© JUNGE FREIHEIT Verlag GmbH & Co. www.jungefreiheit.de 06/07 02. Februar 2007

RAF
Die Erotik des Terrors
Dieter Stein

Die mögliche vorzeitige Haftentlassung der Top-RAF-Terroristen Brigitte Mohnhaupt und Christian Klar empört derzeit viele Bürger. Alleine die Namen der Verbrecher lassen Zeitzeugen auch heute noch frösteln. Seinen Scheitelpunkt erreichte das Morden der linksextremen Terroristen vor genau 30 Jahren. Das Jahr 1977 wurde dominiert von einer ganzen Serie spektakulärer Attentate und Entführungen. Man sprach vom "Deutschen Herbst", obwohl die Serie schon am 7. April in Karlsruhe mit dem Mordanschlag auf Generalbundesanwalt Siegfried Buback, seinen Fahrer und einen Begleiter eröffnet wurde.
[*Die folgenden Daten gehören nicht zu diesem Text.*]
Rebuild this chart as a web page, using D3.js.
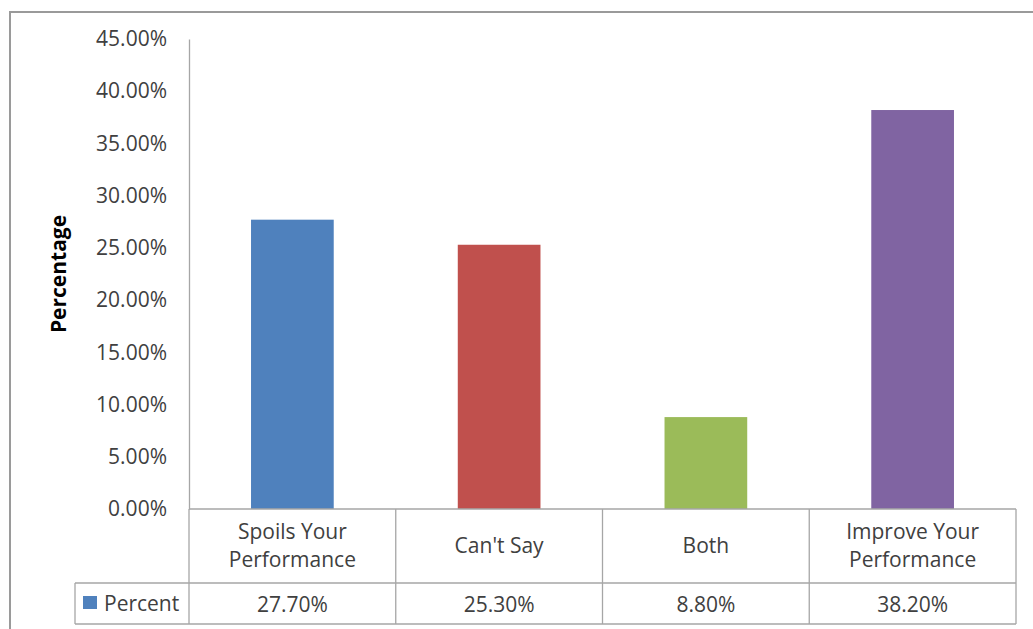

Der "Mescalero"-Nachruf auf Buback in einer roten Göttinger AStA-Zeitung bestimmte den Ton dieser Zeit: "Klammheimliche Freude" drückte der Text über das Attentat stellvertretend für die tonangebende Linke damals aus. Die RAF und der von ihr elitär vertretene Terror gegen den demokratischen Staat und seine Repräsentanten verdichtete den avantgardistischen Machtanspruch einer radikalen Linken zum exklusiven Recht auf Durchsetzung ihrer Ziele mit revolutionärer Gewalt. Im Jahr 1977 besuchte ich ein Gymnasium im idyllischen bayerischen Isartal. Ich erinnere mich lebhaft an die fiebrige Stimmung, die selbst diese behütete Schule südlich von München erreichte. Komet hieß die Schülerzeitung, und sie war mit einem fünfzackigen Stern verziert, dem Symbol der RAF und des Kommunismus. Es gab nächtliche Einbrüche an der Schule, Vandalismus, erste RAF-Graffiti - "Alle Macht den Schülern", stand eines Morgens an der Wand, analog zu "Alle Macht den Räten". Die Lehrer, die Eltern, die Gesellschaft - sichtlich in der Defensive.
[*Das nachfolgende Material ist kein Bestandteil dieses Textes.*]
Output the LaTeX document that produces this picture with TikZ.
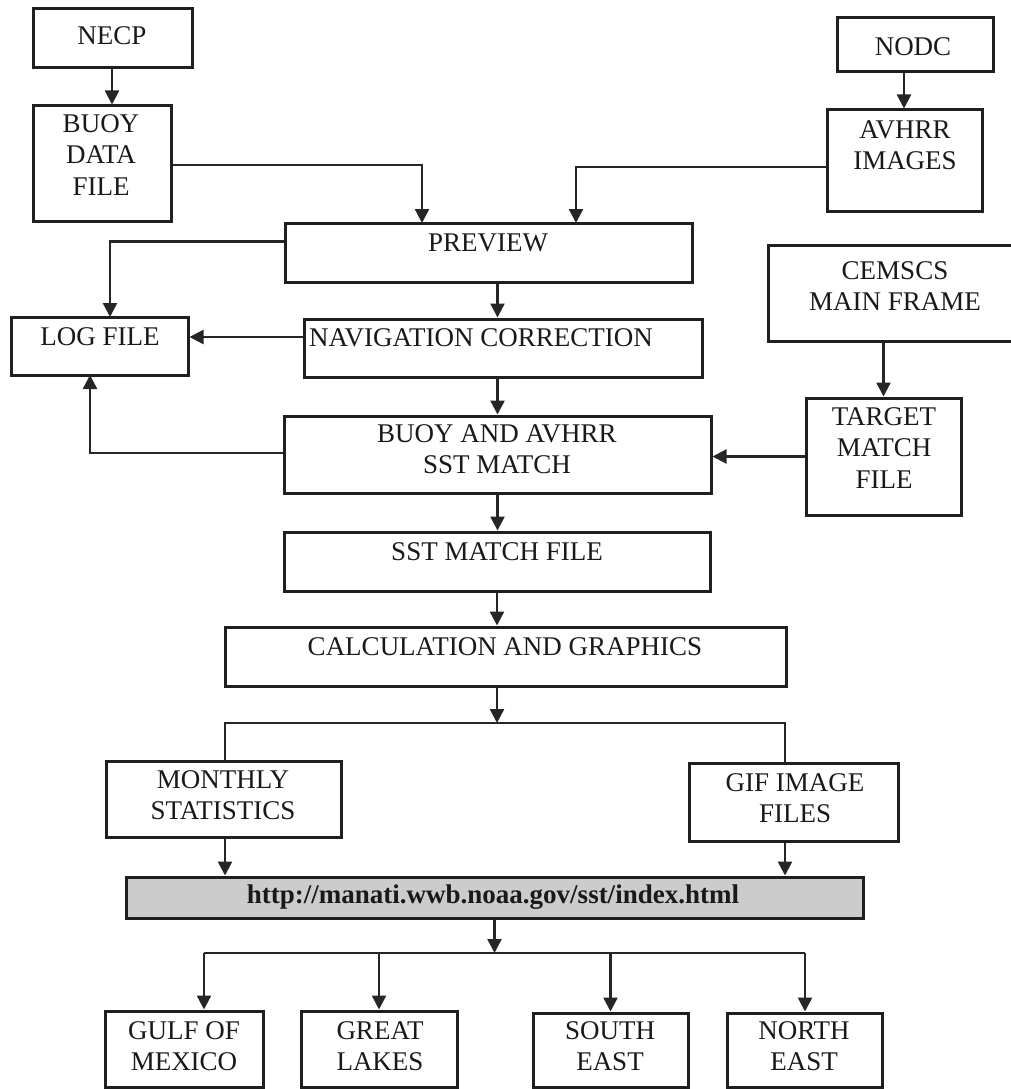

Die RAF, ihre arrogant-coolen Anführer: Sie machten ernst, sie räumten auf wie die Killer in den Italo-Western der Siebziger. Die RAF signalisierte stellvertretend für eine von '68 aphrodisierte radikale Linke: Wir können auch anders, wenn Ihr die Macht an den Schulen, an den Universitäten, in den Betrieben, im Staat nicht friedlich abtretet, dann werden wir uns eben auf andere Weise durchsetzen, notfalls mit Gewalt und Terror. Von diesem Mythos zehren alle gewaltbereiten linken Gruppen, die auch heute noch mit Terror gegen Andersdenkende, gegen Polizei und Repräsentanten des "Kapitals" vorgehen.

Der RAF-Terror ist Teil einer riesigen Blutspur, die die kommunistische Utopie im 20. Jahrhundert hinterlassen hat. So infernalisch der Vernichtungswille ist, den sie entfesselte, so zäh ist die Mär vom "Humanum", das dieser Ideologie innewohne. Immer noch rücken viele Täter und Ideengeber in mildes Licht. Vor zwei Jahren huldigte eine "RAF-Ausstellung" der Ikonographie der Terroristen. Warum nicht Baader und Meinhof feiern, wenn Liebknecht und Luxemburg Helden sein sollen?

Politiker, Journalisten, Intellektuelle drängen sich den Terroristen in einer Mischung aus Opportunismus und Gedächtnisverlust auf wie Groupies ihren Rockidolen. Claus Peymann kokettiert "mutig" damit, Christian Klar ein Praktikum an der Volksbühne anzubieten. Der den eiskalten Mördern verliehene Sexappeal, der Rummel um die Mörder (wann ist Klar bei Kerner, wann Mohnhaupt bei Maischberger?) ist ein Schlag ins Gesicht ihrer Opfer, die dem Vergessen anheimfallen.